Source data:
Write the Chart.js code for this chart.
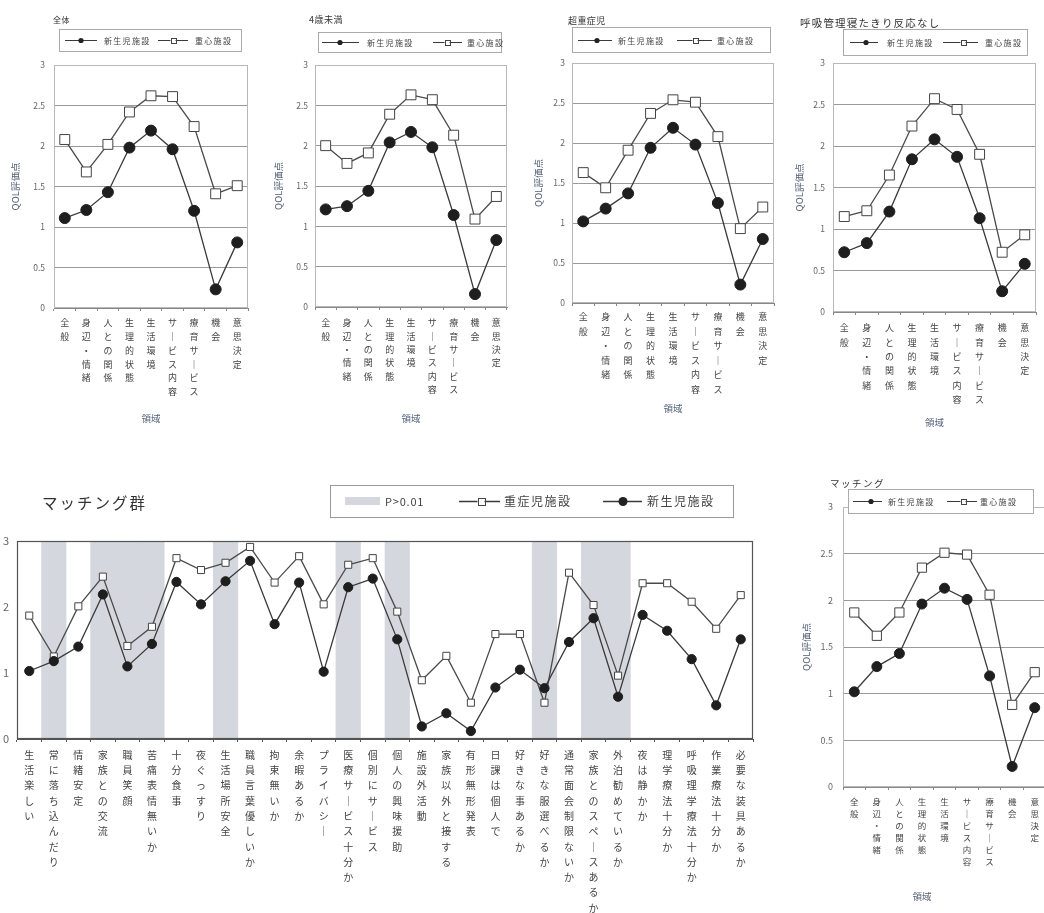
<!DOCTYPE html>
<html><head><meta charset="utf-8">
<script src="https://cdn.jsdelivr.net/npm/chart.js@4"></script>
<style>
html,body{margin:0;padding:0;background:#fff;overflow:hidden;width:1044px;height:913px;position:relative;}
canvas{position:absolute;}
</style></head><body>
<canvas id="c1"></canvas><canvas id="c2"></canvas><canvas id="c3"></canvas><canvas id="c4"></canvas><canvas id="c5"></canvas><canvas id="c6"></canvas>
<script>
// ---------- data ----------
const domainCats = ['全般','身辺・情緒','人との関係','生理的状態','生活環境','サービス内容','療育サービス','機会','意思決定'];
const allNew       = [1.11,1.21,1.43,1.98,2.19,1.96,1.20,0.23,0.81];
const allJushin    = [2.08,1.68,2.02,2.42,2.62,2.61,2.24,1.41,1.51];
const under4New    = [1.21,1.25,1.44,2.04,2.17,1.98,1.14,0.16,0.83];
const under4Jushin = [2.00,1.78,1.91,2.39,2.63,2.57,2.13,1.09,1.37];
const severeNew    = [1.02,1.18,1.37,1.94,2.19,1.98,1.25,0.23,0.80];
const severeJushin = [1.63,1.44,1.91,2.37,2.54,2.51,2.08,0.93,1.20];
const respNew      = [0.72,0.83,1.21,1.84,2.08,1.87,1.13,0.25,0.58];
const respJushin   = [1.15,1.22,1.65,2.24,2.57,2.44,1.90,0.72,0.93];
const matchNew     = [1.02,1.29,1.43,1.96,2.13,2.01,1.19,0.22,0.85];
const matchJushin  = [1.87,1.62,1.87,2.35,2.51,2.49,2.06,0.88,1.23];

const itemCats = ['生活楽しい','常に落ち込んだり','情緒安定','家族との交流','職員笑顔','苦痛表情無いか','十分食事','夜ぐっすり','生活場所安全','職員言葉優しいか','拘束無いか','余暇あるか','プライバシー','医療サービス十分か','個別にサービス','個人の興味援助','施設外活動','家族以外と接する','有形無形発表','日課は個人で','好きな事あるか','好きな服選べるか','通常面会制限ないか','家族とのスペースあるか','外泊勧めているか','夜は静かか','理学療法十分か','呼吸理学療法十分か','作業療法十分か','必要な装具あるか'];
const itemNew    = [1.03,1.18,1.40,2.19,1.10,1.44,2.38,2.04,2.39,2.70,1.74,2.37,1.02,2.30,2.43,1.51,0.19,0.39,0.12,0.78,1.05,0.77,1.47,1.83,0.64,1.88,1.64,1.21,0.51,1.51];
const itemJushin = [1.87,1.25,2.01,2.46,1.41,1.70,2.74,2.56,2.67,2.91,2.37,2.77,2.04,2.64,2.74,1.93,0.89,1.26,0.55,1.59,1.59,0.55,2.52,2.03,0.96,2.36,2.36,2.08,1.67,2.18];
const itemShade  = [0,1,0,1,1,1,0,0,1,0,0,0,0,1,0,1,0,0,0,0,0,1,0,1,1,0,0,0,0,0];

const topYTicks = 0.5;   // step of top charts
const itemYTicks = 1;    // step of item chart

// ---------- helpers ----------
const FONT = '"Noto Sans CJK JP", "Noto Sans", sans-serif';
const AX = '#56627a';
function vert(s){ return Array.from(s).map(ch => ch === 'ー' ? '｜' : ch); }

function frame(chart, color, lw){
  const ctx = chart.ctx, a = chart.chartArea;
  ctx.save(); ctx.strokeStyle = color; ctx.lineWidth = lw;
  ctx.strokeRect(Math.round(a.left)+0.5, Math.round(a.top)+0.5, Math.round(a.right-a.left)-1, Math.round(a.bottom-a.top)-1);
  ctx.restore();
}
function drawLegend(ctx, L){
  ctx.save();
  ctx.fillStyle = '#fff'; ctx.fillRect(L.x, L.y, L.w, L.h);
  ctx.strokeStyle = L.border; ctx.lineWidth = 1;
  ctx.strokeRect(Math.round(L.x)+0.5, Math.round(L.y)+0.5, Math.round(L.w), Math.round(L.h));
  const cy = Math.round(L.y + L.h/2);
  for (const it of L.items){
    if (it.kind === 'rect'){
      ctx.fillStyle = it.color; ctx.fillRect(it.x1, cy - it.hh, it.x2 - it.x1, it.hh*2);
    } else {
      ctx.strokeStyle = '#3a3a3a'; ctx.lineWidth = it.lw || 1;
      ctx.beginPath(); ctx.moveTo(it.x1, cy+0.5); ctx.lineTo(it.x2, cy+0.5); ctx.stroke();
      if (it.marker === 'dot'){
        ctx.fillStyle = '#222'; ctx.beginPath(); ctx.arc(it.mx, cy+0.5, it.r, 0, Math.PI*2); ctx.fill();
      } else {
        ctx.fillStyle = '#fff'; ctx.lineWidth = 1; ctx.strokeStyle = '#444';
        ctx.fillRect(it.mx - it.r, cy+0.5 - it.r, it.r*2, it.r*2);
        ctx.strokeRect(Math.round(it.mx - it.r)+0.5, Math.round(cy - it.r)+0.5, Math.round(it.r*2), Math.round(it.r*2));
      }
    }
    ctx.fillStyle = '#444'; ctx.font = it.size + 'px ' + FONT;
    if ('letterSpacing' in ctx) ctx.letterSpacing = (it.sp || 0) + 'px';
    ctx.textBaseline = 'middle'; ctx.textAlign = 'left';
    ctx.fillText(it.text, it.tx, cy + 0.5);
  }
  ctx.restore();
}
const decor = {
  id: 'decor',
  afterDraw(chart, args, o){
    const ctx = chart.ctx;
    if (o.frameColor) frame(chart, o.frameColor, o.frameWidth || 1);
    for (const t of (o.texts || [])){
      ctx.save();
      ctx.font = t.size + 'px ' + FONT; ctx.fillStyle = t.color || '#333';
      if ('letterSpacing' in ctx) ctx.letterSpacing = (t.sp || 0) + 'px';
      ctx.textBaseline = 'middle'; ctx.textAlign = t.align || 'left';
      ctx.fillText(t.text, t.x, t.y);
      ctx.restore();
    }
    if (o.legend) drawLegend(ctx, o.legend);
  }
};
Chart.register(decor);

function topLegend(box, l1a, l1b, m1, t1, l2a, l2b, m2, t2, name2){
  return {x:box[0], y:box[1], w:box[2], h:box[3], border:'#aaa', items:[
    {kind:'line', x1:l1a, x2:l1b, mx:m1, marker:'dot', r:2.6, text:'新生児施設', tx:t1, size:8, sp:1.3},
    {kind:'line', x1:l2a, x2:l2b, mx:m2, marker:'square', r:2.5, text:name2 || '重心施設', tx:t2, size:8, sp:1.3}
  ]};
}

function makeChart(id, S){
  const C = S.canvas, P = S.plot, ox = C.x, oy = C.y;
  const el = document.getElementById(id);
  el.width = C.w; el.height = C.h;
  el.style.left = ox + 'px'; el.style.top = oy + 'px';
  const sh = v => v - ox, sv = v => v - oy;
  const labelLH = S.labelLH, labelSize = S.labelSize;
  const tickLen = 3;
  const yTitleLH = S.yTitle ? S.yTitle.size * 1.2 : 0;
  const xTitleLH = S.xTitle ? S.xTitle.size * 1.2 : 0;

  let legend = null;
  if (S.legend){
    legend = Object.assign({}, S.legend, {x: sh(S.legend.x), y: sv(S.legend.y)});
    legend.items = S.legend.items.map(it => Object.assign({}, it, {x1: sh(it.x1), x2: sh(it.x2), mx: it.mx !== undefined ? sh(it.mx) : undefined, tx: sh(it.tx)}));
  }
  const texts = (S.texts || []).map(t => Object.assign({}, t, {x: sh(t.x), y: sv(t.y)}));

  const datasets = S.datasets;
  new Chart(el, {
    type: 'line',
    data: { labels: S.labels.map(vert), datasets },
    options: {
      responsive: false, animation: false, devicePixelRatio: 1,
      events: [],
      layout: { padding: { top: P.t - oy, right: (ox + C.w) - P.r, left: 0, bottom: 0 } },
      plugins: {
        legend: { display: false }, tooltip: { enabled: false }, title: { display: false },
        decor: { frameColor: S.frameColor, frameWidth: S.frameWidth, texts, legend }
      },
      scales: {
        x: {
          type: 'category', offset: true,
          grid: { offset: true, drawOnChartArea: false, drawTicks: true, tickLength: tickLen, color: S.axisColor },
          border: { color: S.axisColor, width: 1 },
          ticks: {
            autoSkip: false, maxRotation: 0, minRotation: 0, color: '#444',
            font: { family: FONT, size: labelSize, lineHeight: labelLH / labelSize },
            padding: S.labelFirstY - P.b - tickLen - labelLH / 2
          },
          title: S.xTitle ? {
            display: true, text: S.xTitle.text, color: AX,
            font: { family: FONT, size: S.xTitle.size, lineHeight: 1.2 },
            padding: { top: 0, bottom: (oy + C.h) - S.xTitle.y - xTitleLH / 2 }
          } : { display: false },
          afterFit: s => { s.height = (oy + C.h) - P.b; }
        },
        y: {
          min: 0, max: 3,
          grid: { display: S.yGrid, drawOnChartArea: S.yGrid, drawTicks: false, color: S.gridColor, lineWidth: 1 },
          border: { color: S.axisColor, width: 1 },
          ticks: {
            stepSize: S.yStep, color: '#666', padding: P.l - S.yTickRight,
            font: { family: FONT, size: S.tickSize },
            callback: v => String(+Number(v).toFixed(2))
          },
          title: S.yTitle ? {
            display: true, text: S.yTitle.text, color: AX,
            font: { family: FONT, size: S.yTitle.size, lineHeight: 1.2 },
            padding: { top: S.yTitle.x - ox - yTitleLH / 2, bottom: 0 }
          } : { display: false },
          afterFit: s => { s.width = P.l - ox; }
        }
      }
    }
  });
}

function pairSets(newArr, jArr, dotR, sqR, jName){
  return [
    { label: '新生児施設', data: newArr, borderColor: '#3a3a3a', borderWidth: 1.3, tension: 0,
      pointStyle: 'circle', pointRadius: dotR, pointBackgroundColor: '#1e1e1e', pointBorderColor: '#1e1e1e', pointBorderWidth: 1, order: 1 },
    { label: jName || '重心施設', data: jArr, borderColor: '#4a4a4a', borderWidth: 1.3, tension: 0,
      pointStyle: 'rect', pointRadius: sqR, pointBackgroundColor: '#fff', pointBorderColor: '#444', pointBorderWidth: 1, order: 2 }
  ];
}

const topCommon = { yStep: topYTicks, yGrid: true, gridColor: '#9a9a9a', axisColor: '#888', frameColor: '#b8b8b8',
  labelSize: 9, tickSize: 8.5 };

makeChart('c1', Object.assign({}, topCommon, {
  canvas: {x:0, y:0, w:262, h:430}, plot: {l:54, t:65, r:248, b:308},
  labels: domainCats, datasets: pairSets(allNew, allJushin, 5.5, 7),
  yTickRight: 45, labelFirstY: 323, labelLH: 13.7,
  yTitle: {text:'QOL評価点', x:15, size:9.5}, xTitle: {text:'領域', y:418, size:9.5},
  texts: [{text:'全体', x:53, y:20, size:8, sp:0.5}],
  legend: topLegend([59,29,182,22], 65,97,81,104, 158,188,173,195)
}));
makeChart('c2', Object.assign({}, topCommon, {
  canvas: {x:262, y:0, w:258, h:430}, plot: {l:315, t:65, r:507, b:307},
  labels: domainCats, datasets: pairSets(under4New, under4Jushin, 5.5, 7),
  yTickRight: 308, labelFirstY: 323, labelLH: 13.3,
  yTitle: {text:'QOL評価点', x:278, size:9.5}, xTitle: {text:'領域', y:418, size:9.5},
  texts: [{text:'4歳未満', x:309, y:20, size:9, sp:0.5}],
  legend: topLegend([318,32,183,20], 322,359,340,367, 433,462,447,467)
}));
makeChart('c3', Object.assign({}, topCommon, {
  canvas: {x:520, y:0, w:262, h:430}, plot: {l:572, t:63, r:774, b:303},
  labels: domainCats, datasets: pairSets(severeNew, severeJushin, 5.5, 7),
  yTickRight: 565, labelFirstY: 317, labelLH: 14.5,
  yTitle: {text:'QOL評価点', x:538, size:9.5}, xTitle: {text:'領域', y:408, size:9.5},
  texts: [{text:'超重症児', x:568, y:21, size:9, sp:0.4}],
  legend: topLegend([572,27,198,25], 578,612,597,618, 677,712,695,717)
}));
makeChart('c4', Object.assign({}, topCommon, {
  canvas: {x:782, y:0, w:262, h:440}, plot: {l:833, t:63, r:1036, b:312},
  labels: domainCats, datasets: pairSets(respNew, respJushin, 5.5, 7),
  yTickRight: 825, labelFirstY: 328, labelLH: 14.3,
  yTitle: {text:'QOL評価点', x:799, size:9.5}, xTitle: {text:'領域', y:422, size:9.5},
  texts: [{text:'呼吸管理寝たきり反応なし', x:800, y:23, size:10.5, sp:1.2}],
  legend: topLegend([843,29,184,26], 850,878,866,887, 943,978,963,985)
}));

// bottom-left: item chart with shaded bands
const itemSets = pairSets(itemNew, itemJushin, 4.6, 5, '重症児施設');
itemSets.push({ type: 'bar', label: 'P>0.01', data: itemShade.map(f => f ? 3 : null),
  backgroundColor: '#d4d7dd', borderWidth: 0, barPercentage: 1, categoryPercentage: 1, order: 10 });
makeChart('c5', {
  canvas: {x:-6, y:470, w:770, h:443}, plot: {l:17, t:541, r:753, b:739},
  labels: itemCats, datasets: itemSets,
  yStep: itemYTicks, yGrid: false, gridColor: '#999', axisColor: '#555', frameColor: '#555', frameWidth: 1.2,
  labelSize: 10, tickSize: 11, yTickRight: 9, labelFirstY: 755, labelLH: 15.3,
  texts: [{text:'マッチング群', x:42, y:503, size:15.5, sp:2, color:'#333'}],
  legend: {x:330, y:485, w:403, h:32, border:'#999', items:[
    {kind:'rect', x1:345, x2:380, hh:4, color:'#d4d7dd', text:'P>0.01', tx:385, size:11, sp:0.8},
    {kind:'line', x1:459, x2:500, mx:481, marker:'square', r:3.5, lw:1.3, text:'重症児施設', tx:504, size:12, sp:1.5},
    {kind:'line', x1:603, x2:642, mx:623, marker:'dot', r:4.5, lw:1.3, text:'新生児施設', tx:647, size:12, sp:1.5}
  ]}
});

// bottom-right: matching domains
makeChart('c6', Object.assign({}, topCommon, {
  canvas: {x:770, y:470, w:285, h:443}, plot: {l:843, t:507, r:1046, b:787},
  labels: domainCats, datasets: pairSets(matchNew, matchJushin, 5, 6.5),
  labelSize: 8.5, tickSize: 9,
  yTickRight: 833, labelFirstY: 801.7, labelLH: 12,
  yTitle: {text:'QOL評価点', x:806, size:9.5},
  texts: [{text:'マッチング', x:830, y:483, size:9.5, sp:1.5},
          {text:'領域', x:922, y:896, size:9.5, color:AX, align:'center'}],
  legend: topLegend([848,489,185,24], 853,882,871,888, 947,977,963,980)
}));
</script>
</body></html>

The request:
Repeat, with no pictures, each line from the beginning of the data through the line containing "const itemYTicks = 1;", inclusive.

Output:
Write the Chart.js code for this chart.
<!DOCTYPE html>
<html><head><meta charset="utf-8">
<script src="https://cdn.jsdelivr.net/npm/chart.js@4"></script>
<style>
html,body{margin:0;padding:0;background:#fff;overflow:hidden;width:1044px;height:913px;position:relative;}
canvas{position:absolute;}
</style></head><body>
<canvas id="c1"></canvas><canvas id="c2"></canvas><canvas id="c3"></canvas><canvas id="c4"></canvas><canvas id="c5"></canvas><canvas id="c6"></canvas>
<script>
// ---------- data ----------
const domainCats = ['全般','身辺・情緒','人との関係','生理的状態','生活環境','サービス内容','療育サービス','機会','意思決定'];
const allNew       = [1.11,1.21,1.43,1.98,2.19,1.96,1.20,0.23,0.81];
const allJushin    = [2.08,1.68,2.02,2.42,2.62,2.61,2.24,1.41,1.51];
const under4New    = [1.21,1.25,1.44,2.04,2.17,1.98,1.14,0.16,0.83];
const under4Jushin = [2.00,1.78,1.91,2.39,2.63,2.57,2.13,1.09,1.37];
const severeNew    = [1.02,1.18,1.37,1.94,2.19,1.98,1.25,0.23,0.80];
const severeJushin = [1.63,1.44,1.91,2.37,2.54,2.51,2.08,0.93,1.20];
const respNew      = [0.72,0.83,1.21,1.84,2.08,1.87,1.13,0.25,0.58];
const respJushin   = [1.15,1.22,1.65,2.24,2.57,2.44,1.90,0.72,0.93];
const matchNew     = [1.02,1.29,1.43,1.96,2.13,2.01,1.19,0.22,0.85];
const matchJushin  = [1.87,1.62,1.87,2.35,2.51,2.49,2.06,0.88,1.23];

const itemCats = ['生活楽しい','常に落ち込んだり','情緒安定','家族との交流','職員笑顔','苦痛表情無いか','十分食事','夜ぐっすり','生活場所安全','職員言葉優しいか','拘束無いか','余暇あるか','プライバシー','医療サービス十分か','個別にサービス','個人の興味援助','施設外活動','家族以外と接する','有形無形発表','日課は個人で','好きな事あるか','好きな服選べるか','通常面会制限ないか','家族とのスペースあるか','外泊勧めているか','夜は静かか','理学療法十分か','呼吸理学療法十分か','作業療法十分か','必要な装具あるか'];
const itemNew    = [1.03,1.18,1.40,2.19,1.10,1.44,2.38,2.04,2.39,2.70,1.74,2.37,1.02,2.30,2.43,1.51,0.19,0.39,0.12,0.78,1.05,0.77,1.47,1.83,0.64,1.88,1.64,1.21,0.51,1.51];
const itemJushin = [1.87,1.25,2.01,2.46,1.41,1.70,2.74,2.56,2.67,2.91,2.37,2.77,2.04,2.64,2.74,1.93,0.89,1.26,0.55,1.59,1.59,0.55,2.52,2.03,0.96,2.36,2.36,2.08,1.67,2.18];
const itemShade  = [0,1,0,1,1,1,0,0,1,0,0,0,0,1,0,1,0,0,0,0,0,1,0,1,1,0,0,0,0,0];

const topYTicks = 0.5;   // step of top charts
const itemYTicks = 1;    // step of item chart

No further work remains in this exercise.